§ TASK MATERIAL:
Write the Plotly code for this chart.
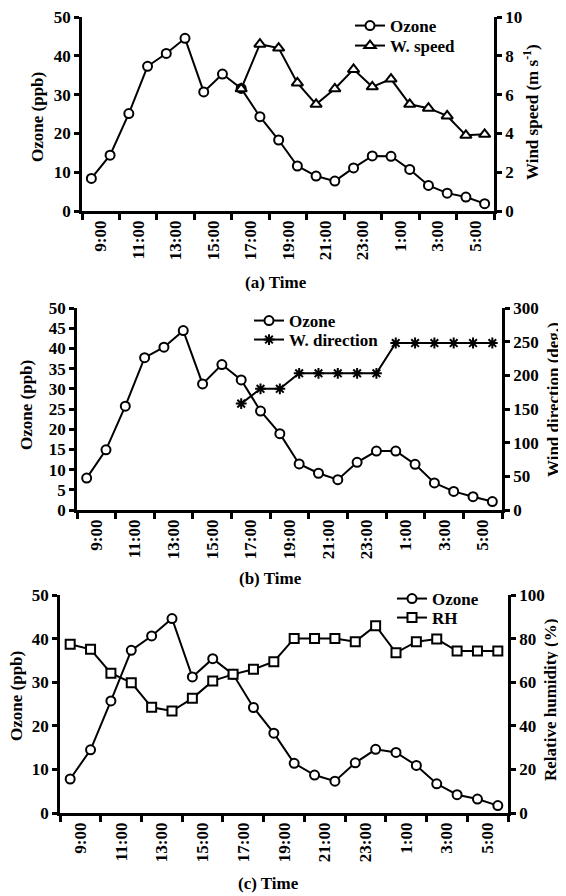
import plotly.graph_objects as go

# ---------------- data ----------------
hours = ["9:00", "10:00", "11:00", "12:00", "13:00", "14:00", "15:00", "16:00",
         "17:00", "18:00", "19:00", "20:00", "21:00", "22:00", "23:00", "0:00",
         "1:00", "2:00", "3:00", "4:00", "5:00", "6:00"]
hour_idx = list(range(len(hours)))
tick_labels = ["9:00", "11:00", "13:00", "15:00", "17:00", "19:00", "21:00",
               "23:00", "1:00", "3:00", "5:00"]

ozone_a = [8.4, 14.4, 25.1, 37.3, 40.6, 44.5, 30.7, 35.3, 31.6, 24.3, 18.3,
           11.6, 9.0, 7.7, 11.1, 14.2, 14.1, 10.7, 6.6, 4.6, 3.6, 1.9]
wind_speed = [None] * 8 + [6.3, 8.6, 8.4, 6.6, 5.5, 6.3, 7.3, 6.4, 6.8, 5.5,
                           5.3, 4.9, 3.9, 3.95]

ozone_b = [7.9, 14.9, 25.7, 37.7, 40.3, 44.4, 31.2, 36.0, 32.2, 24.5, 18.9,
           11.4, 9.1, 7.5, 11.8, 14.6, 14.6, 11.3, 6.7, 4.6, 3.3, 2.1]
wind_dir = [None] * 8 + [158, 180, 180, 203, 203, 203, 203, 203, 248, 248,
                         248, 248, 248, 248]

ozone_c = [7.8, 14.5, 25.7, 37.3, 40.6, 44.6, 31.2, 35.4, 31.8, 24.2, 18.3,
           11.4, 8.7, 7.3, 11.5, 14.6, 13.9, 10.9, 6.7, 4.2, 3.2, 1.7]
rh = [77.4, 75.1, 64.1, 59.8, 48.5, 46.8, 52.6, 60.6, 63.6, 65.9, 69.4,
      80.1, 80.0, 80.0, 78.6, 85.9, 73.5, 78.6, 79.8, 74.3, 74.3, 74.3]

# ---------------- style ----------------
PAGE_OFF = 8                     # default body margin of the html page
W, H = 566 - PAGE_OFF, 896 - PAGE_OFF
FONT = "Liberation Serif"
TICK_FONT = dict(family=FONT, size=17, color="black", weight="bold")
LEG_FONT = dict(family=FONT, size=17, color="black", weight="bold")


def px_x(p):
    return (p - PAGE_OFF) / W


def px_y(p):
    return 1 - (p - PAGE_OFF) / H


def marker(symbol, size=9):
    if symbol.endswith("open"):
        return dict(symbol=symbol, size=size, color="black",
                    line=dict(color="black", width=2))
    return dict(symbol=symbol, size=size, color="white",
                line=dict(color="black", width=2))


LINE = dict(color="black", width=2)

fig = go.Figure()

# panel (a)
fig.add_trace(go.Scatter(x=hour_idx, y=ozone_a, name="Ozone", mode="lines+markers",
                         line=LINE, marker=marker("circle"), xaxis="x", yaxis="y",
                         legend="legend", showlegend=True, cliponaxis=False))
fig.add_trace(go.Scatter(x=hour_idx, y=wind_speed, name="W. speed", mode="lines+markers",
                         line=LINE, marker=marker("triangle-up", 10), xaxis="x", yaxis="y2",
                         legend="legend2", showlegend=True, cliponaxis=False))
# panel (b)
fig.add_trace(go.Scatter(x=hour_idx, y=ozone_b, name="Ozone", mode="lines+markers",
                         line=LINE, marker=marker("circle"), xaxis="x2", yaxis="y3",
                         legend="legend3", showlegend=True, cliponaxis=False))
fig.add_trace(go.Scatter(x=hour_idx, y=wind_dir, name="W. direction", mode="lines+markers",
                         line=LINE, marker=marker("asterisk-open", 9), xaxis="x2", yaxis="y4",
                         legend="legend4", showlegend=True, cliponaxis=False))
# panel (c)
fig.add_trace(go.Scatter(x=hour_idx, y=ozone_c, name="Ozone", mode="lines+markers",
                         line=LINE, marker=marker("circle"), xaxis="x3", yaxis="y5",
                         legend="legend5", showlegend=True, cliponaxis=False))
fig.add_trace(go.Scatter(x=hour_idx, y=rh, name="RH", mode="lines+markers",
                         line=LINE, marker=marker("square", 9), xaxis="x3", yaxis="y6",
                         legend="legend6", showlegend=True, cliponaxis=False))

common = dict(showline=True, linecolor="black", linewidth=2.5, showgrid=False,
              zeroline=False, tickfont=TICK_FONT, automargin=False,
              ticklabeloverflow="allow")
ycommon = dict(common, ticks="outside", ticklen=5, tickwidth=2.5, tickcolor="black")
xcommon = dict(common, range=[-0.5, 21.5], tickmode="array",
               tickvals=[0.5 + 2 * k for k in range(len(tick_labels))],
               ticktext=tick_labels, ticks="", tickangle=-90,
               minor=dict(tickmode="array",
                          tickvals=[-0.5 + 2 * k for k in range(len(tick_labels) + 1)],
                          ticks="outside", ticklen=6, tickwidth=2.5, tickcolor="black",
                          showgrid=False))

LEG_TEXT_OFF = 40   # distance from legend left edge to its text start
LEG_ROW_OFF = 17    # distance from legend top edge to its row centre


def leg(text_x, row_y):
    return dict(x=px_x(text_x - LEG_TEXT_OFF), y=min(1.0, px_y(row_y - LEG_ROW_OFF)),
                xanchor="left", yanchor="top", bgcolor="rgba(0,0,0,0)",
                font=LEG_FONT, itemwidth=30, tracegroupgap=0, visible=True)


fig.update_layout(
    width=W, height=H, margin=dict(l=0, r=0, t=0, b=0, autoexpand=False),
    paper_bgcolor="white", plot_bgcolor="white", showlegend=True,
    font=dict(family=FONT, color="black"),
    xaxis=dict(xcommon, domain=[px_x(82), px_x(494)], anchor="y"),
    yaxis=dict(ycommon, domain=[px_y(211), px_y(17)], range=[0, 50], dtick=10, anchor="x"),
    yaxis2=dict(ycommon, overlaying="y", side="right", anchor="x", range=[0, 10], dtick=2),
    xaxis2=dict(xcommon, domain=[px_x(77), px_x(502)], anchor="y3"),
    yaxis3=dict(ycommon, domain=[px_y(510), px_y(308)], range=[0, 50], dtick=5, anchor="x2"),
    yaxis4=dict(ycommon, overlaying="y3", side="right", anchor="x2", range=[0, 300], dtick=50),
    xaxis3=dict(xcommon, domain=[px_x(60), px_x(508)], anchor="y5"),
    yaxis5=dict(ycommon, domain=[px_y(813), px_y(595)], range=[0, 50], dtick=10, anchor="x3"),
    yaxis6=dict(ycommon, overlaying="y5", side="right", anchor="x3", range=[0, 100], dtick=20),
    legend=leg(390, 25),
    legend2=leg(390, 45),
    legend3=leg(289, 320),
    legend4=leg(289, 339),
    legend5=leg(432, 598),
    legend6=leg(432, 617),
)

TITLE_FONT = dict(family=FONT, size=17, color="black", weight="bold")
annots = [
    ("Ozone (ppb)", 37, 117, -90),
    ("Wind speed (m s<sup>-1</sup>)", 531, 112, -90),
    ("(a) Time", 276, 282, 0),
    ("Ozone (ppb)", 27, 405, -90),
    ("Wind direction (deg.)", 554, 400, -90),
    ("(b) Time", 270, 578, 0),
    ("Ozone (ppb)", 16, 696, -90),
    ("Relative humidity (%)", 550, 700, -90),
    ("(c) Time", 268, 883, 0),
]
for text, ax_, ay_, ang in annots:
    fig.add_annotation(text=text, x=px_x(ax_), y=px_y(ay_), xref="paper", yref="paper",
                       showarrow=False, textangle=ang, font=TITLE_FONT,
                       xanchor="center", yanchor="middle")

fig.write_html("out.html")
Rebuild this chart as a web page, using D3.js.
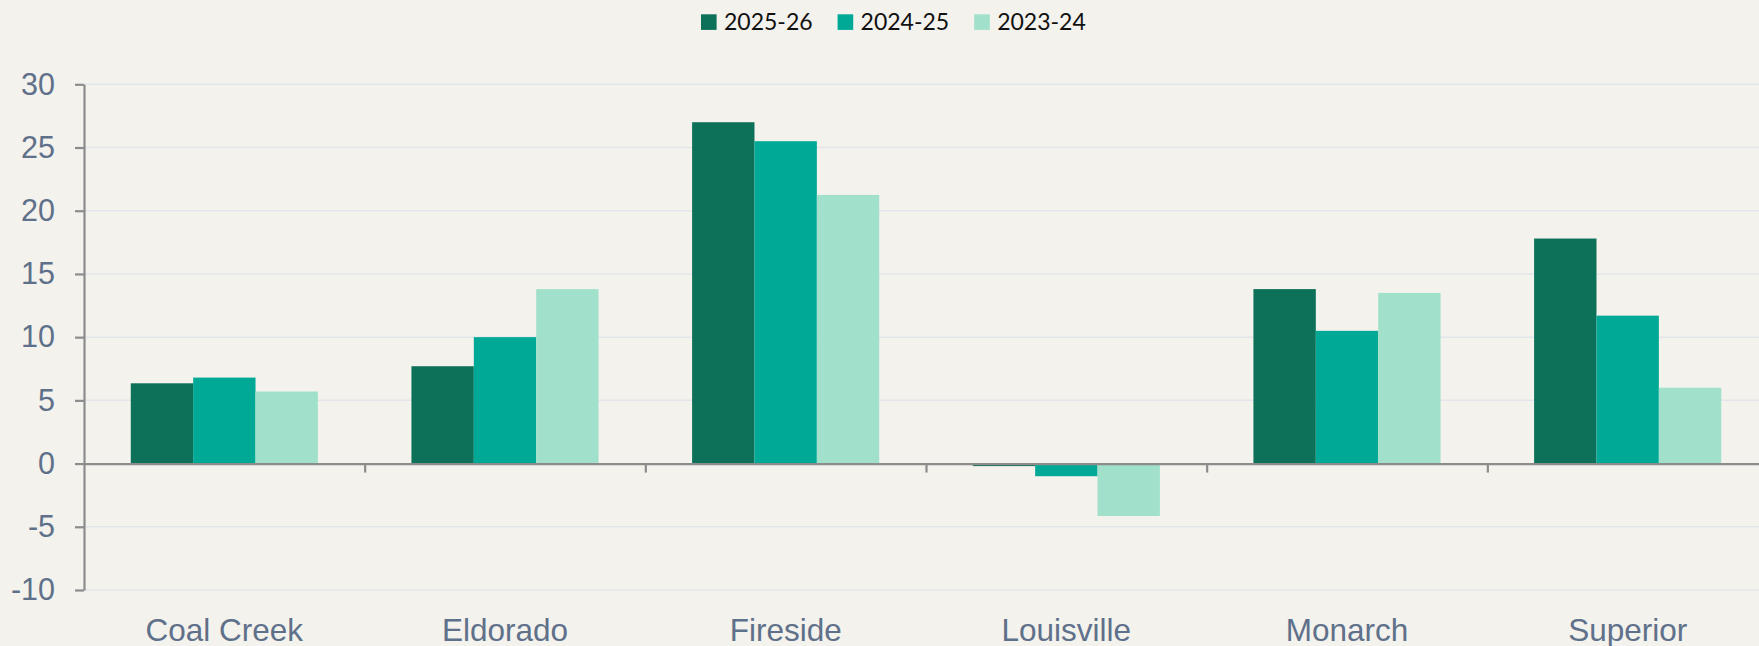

§ TASK GOAL: Without the pictures, copy the entries from their first line through the line containing "74.3, 74.3, 74.3]", and only those lines.

§ EXERCISE SOLUTION:
Write the Plotly code for this chart.
import plotly.graph_objects as go

# ---------------- data ----------------
hours = ["9:00", "10:00", "11:00", "12:00", "13:00", "14:00", "15:00", "16:00",
         "17:00", "18:00", "19:00", "20:00", "21:00", "22:00", "23:00", "0:00",
         "1:00", "2:00", "3:00", "4:00", "5:00", "6:00"]
hour_idx = list(range(len(hours)))
tick_labels = ["9:00", "11:00", "13:00", "15:00", "17:00", "19:00", "21:00",
               "23:00", "1:00", "3:00", "5:00"]

ozone_a = [8.4, 14.4, 25.1, 37.3, 40.6, 44.5, 30.7, 35.3, 31.6, 24.3, 18.3,
           11.6, 9.0, 7.7, 11.1, 14.2, 14.1, 10.7, 6.6, 4.6, 3.6, 1.9]
wind_speed = [None] * 8 + [6.3, 8.6, 8.4, 6.6, 5.5, 6.3, 7.3, 6.4, 6.8, 5.5,
                           5.3, 4.9, 3.9, 3.95]

ozone_b = [7.9, 14.9, 25.7, 37.7, 40.3, 44.4, 31.2, 36.0, 32.2, 24.5, 18.9,
           11.4, 9.1, 7.5, 11.8, 14.6, 14.6, 11.3, 6.7, 4.6, 3.3, 2.1]
wind_dir = [None] * 8 + [158, 180, 180, 203, 203, 203, 203, 203, 248, 248,
                         248, 248, 248, 248]

ozone_c = [7.8, 14.5, 25.7, 37.3, 40.6, 44.6, 31.2, 35.4, 31.8, 24.2, 18.3,
           11.4, 8.7, 7.3, 11.5, 14.6, 13.9, 10.9, 6.7, 4.2, 3.2, 1.7]
rh = [77.4, 75.1, 64.1, 59.8, 48.5, 46.8, 52.6, 60.6, 63.6, 65.9, 69.4,
      80.1, 80.0, 80.0, 78.6, 85.9, 73.5, 78.6, 79.8, 74.3, 74.3, 74.3]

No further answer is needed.